You can later view everything you logged in the Neptune web app, for example, in dashboards, like the one below.
Check this tutorial to learn how to track distributed training jobs with Neptune. It includes:
- Tracking a single-node multi-GPU job
- Tracking a multi-node DDP job
You can also check the documentation on using Neptune with pipelining libraries.
Overspending on cloud computing
Distributed training often involves using cloud providers such as AWS or GCP. If you’re not careful, it’s easy to rack up bills of hundreds or even thousands of dollars per month using these cloud services.
The first thing you can do to reduce your costs is to use spot or preemptible instances. In short, these instances are often significantly cheaper by virtue of the fact that you allow for the possibility of your job being preempted or interrupted during training. If you do use spot instances, it’s important that you checkpoint your training regularly or use a fault-tolerant solution such as Elastic Horovod in case your instance does get shut down during the middle of training.
It’s also important that you don’t select compute resources that are more than you need. For example, if you assign each of your instances a 64GB GPU, this might be overkill, given that you are already working in a distributed setup. It might be cheaper to actually use more instances with smaller resources than to use two or three large instances with very expensive GPUs. Performing this sort of cost-benefit analysis beforehand can improve your training time as well as reduce the cost needed to complete training with your desired cloud provider.
Conclusion and takeaways
Distributed model training is challenging and involves managing a variety of bugs.

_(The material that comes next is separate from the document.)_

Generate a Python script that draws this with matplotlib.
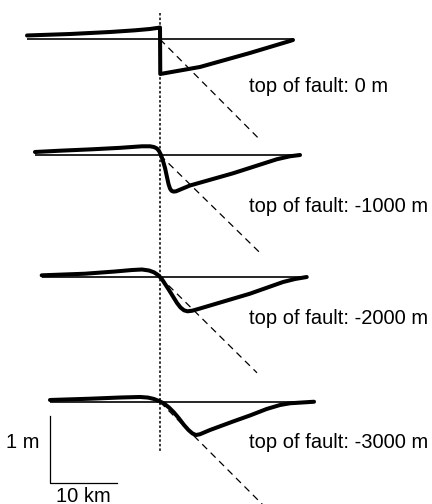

While some errors are inevitable, it is best to avoid the traps and common machine learning pitfalls that arise when training in a distributed setting.

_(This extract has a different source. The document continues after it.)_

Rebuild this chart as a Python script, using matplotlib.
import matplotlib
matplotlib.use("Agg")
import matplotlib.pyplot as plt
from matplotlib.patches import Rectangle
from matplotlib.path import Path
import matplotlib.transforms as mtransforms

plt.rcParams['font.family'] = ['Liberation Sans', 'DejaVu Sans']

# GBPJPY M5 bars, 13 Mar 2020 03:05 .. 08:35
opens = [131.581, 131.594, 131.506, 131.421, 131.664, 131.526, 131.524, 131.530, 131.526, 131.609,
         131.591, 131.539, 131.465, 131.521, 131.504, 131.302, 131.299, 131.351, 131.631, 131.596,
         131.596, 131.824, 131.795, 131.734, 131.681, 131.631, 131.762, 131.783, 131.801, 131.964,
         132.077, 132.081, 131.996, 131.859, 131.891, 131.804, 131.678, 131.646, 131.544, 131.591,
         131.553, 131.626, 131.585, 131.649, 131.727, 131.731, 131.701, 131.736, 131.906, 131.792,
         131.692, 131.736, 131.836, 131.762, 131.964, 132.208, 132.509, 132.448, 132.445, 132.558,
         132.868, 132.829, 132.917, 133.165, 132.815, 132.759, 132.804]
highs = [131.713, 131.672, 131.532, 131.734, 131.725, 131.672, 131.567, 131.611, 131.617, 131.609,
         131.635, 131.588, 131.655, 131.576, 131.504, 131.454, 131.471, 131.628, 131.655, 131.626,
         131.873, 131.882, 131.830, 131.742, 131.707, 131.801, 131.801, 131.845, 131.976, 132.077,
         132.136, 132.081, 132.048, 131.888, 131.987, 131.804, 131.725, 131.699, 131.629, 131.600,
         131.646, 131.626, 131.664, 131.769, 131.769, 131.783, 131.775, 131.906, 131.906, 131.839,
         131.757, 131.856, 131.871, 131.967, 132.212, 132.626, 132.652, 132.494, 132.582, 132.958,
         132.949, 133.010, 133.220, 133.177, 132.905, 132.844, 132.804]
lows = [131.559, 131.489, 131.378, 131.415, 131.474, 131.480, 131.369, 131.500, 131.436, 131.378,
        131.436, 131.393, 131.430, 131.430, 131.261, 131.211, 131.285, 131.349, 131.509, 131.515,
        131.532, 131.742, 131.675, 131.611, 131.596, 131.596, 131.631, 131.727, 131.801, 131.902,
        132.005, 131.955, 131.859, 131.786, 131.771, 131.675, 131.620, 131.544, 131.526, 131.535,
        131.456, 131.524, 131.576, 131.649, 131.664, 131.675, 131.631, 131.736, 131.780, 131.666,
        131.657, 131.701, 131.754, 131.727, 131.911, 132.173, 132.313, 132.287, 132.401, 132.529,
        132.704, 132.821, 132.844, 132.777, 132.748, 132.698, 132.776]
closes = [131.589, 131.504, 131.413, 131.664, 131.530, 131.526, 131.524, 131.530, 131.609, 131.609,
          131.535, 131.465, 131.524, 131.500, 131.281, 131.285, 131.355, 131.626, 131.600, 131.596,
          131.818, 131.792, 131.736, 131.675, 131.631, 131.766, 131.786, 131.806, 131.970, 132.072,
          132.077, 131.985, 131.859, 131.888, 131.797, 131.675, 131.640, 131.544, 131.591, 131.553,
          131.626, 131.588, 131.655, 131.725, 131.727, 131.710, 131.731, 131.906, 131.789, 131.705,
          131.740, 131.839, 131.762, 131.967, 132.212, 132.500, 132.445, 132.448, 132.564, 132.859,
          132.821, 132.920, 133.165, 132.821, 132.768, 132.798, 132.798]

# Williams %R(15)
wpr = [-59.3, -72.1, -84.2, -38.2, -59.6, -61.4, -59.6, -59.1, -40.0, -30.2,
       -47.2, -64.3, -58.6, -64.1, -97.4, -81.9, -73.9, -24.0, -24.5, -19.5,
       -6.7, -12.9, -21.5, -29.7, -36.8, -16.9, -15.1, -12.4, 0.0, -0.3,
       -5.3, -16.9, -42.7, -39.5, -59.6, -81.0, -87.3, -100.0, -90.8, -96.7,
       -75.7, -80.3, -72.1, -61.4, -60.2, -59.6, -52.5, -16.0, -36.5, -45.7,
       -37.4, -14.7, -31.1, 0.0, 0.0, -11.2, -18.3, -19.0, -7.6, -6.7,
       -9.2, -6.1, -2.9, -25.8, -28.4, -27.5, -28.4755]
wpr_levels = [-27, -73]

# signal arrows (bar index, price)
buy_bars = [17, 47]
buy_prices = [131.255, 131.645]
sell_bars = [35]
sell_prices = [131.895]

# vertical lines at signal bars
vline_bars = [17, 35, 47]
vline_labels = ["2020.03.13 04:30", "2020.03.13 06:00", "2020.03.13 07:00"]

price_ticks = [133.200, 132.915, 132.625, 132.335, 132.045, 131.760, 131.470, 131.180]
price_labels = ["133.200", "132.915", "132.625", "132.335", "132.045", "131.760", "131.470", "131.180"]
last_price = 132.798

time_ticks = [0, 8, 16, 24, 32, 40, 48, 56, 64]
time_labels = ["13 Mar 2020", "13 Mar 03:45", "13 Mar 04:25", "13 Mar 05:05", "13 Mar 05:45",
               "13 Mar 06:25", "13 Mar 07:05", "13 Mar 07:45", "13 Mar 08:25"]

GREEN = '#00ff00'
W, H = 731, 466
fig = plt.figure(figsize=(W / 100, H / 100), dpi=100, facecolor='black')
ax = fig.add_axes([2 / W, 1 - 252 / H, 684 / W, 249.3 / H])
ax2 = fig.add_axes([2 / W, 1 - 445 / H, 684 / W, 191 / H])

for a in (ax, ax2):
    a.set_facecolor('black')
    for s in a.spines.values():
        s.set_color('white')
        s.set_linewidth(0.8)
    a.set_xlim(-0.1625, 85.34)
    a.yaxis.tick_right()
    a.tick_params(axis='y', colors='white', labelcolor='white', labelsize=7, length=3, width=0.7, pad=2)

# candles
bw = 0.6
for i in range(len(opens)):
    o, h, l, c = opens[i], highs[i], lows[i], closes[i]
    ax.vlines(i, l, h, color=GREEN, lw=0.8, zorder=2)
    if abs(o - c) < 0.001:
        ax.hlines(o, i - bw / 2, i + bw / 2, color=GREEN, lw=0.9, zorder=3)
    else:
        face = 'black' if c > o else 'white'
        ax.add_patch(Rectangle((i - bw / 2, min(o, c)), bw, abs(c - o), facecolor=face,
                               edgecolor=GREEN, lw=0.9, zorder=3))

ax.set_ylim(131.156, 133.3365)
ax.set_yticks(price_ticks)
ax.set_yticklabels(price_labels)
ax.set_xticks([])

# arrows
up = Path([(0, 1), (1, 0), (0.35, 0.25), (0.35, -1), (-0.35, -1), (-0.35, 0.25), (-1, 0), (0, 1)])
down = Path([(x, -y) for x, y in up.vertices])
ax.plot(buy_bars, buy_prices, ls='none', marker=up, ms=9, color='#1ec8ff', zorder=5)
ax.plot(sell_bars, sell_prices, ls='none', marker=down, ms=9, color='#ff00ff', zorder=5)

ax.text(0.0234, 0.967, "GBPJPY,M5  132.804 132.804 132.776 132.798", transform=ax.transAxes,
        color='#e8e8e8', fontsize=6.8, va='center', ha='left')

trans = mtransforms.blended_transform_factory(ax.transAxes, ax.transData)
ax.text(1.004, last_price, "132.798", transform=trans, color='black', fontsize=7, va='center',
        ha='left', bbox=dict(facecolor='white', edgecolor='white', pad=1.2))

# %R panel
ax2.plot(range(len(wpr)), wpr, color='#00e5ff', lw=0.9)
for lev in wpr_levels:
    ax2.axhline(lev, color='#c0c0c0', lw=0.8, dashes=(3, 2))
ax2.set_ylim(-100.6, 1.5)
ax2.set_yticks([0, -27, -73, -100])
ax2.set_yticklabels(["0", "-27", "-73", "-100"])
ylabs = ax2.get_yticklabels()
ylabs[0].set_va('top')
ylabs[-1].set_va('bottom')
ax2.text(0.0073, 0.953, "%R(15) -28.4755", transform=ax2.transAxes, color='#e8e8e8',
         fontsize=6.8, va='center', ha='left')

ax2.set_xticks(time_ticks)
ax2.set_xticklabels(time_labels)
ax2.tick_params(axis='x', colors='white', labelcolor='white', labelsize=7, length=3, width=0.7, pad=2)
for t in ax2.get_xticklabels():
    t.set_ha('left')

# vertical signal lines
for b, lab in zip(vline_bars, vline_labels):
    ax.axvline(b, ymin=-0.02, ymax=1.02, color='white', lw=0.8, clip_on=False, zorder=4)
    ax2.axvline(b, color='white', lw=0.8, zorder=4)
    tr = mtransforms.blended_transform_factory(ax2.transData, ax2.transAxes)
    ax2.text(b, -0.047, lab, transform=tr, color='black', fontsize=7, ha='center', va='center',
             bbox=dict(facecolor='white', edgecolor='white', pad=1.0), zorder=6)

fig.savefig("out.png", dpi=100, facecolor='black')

Issues related to pipelining, such as imbalanced stages or incorrect choice of model or data parallel, or simply not pipelining at all, can negate the advantages of distributed training. Similarly, network-related issues can arise, and training can dramatically slow down when making too many RPCs, and improperly configuring firewalls or IP addresses. Meanwhile, other issues, such as weight staleness or choosing the wrong type of distributed SGD can negatively affect algorithm convergence.
By avoiding these common distributed training errors, you can ensure that you start off on the right track toward training extremely large and complex machine learning models by utilizing the power of distributed training.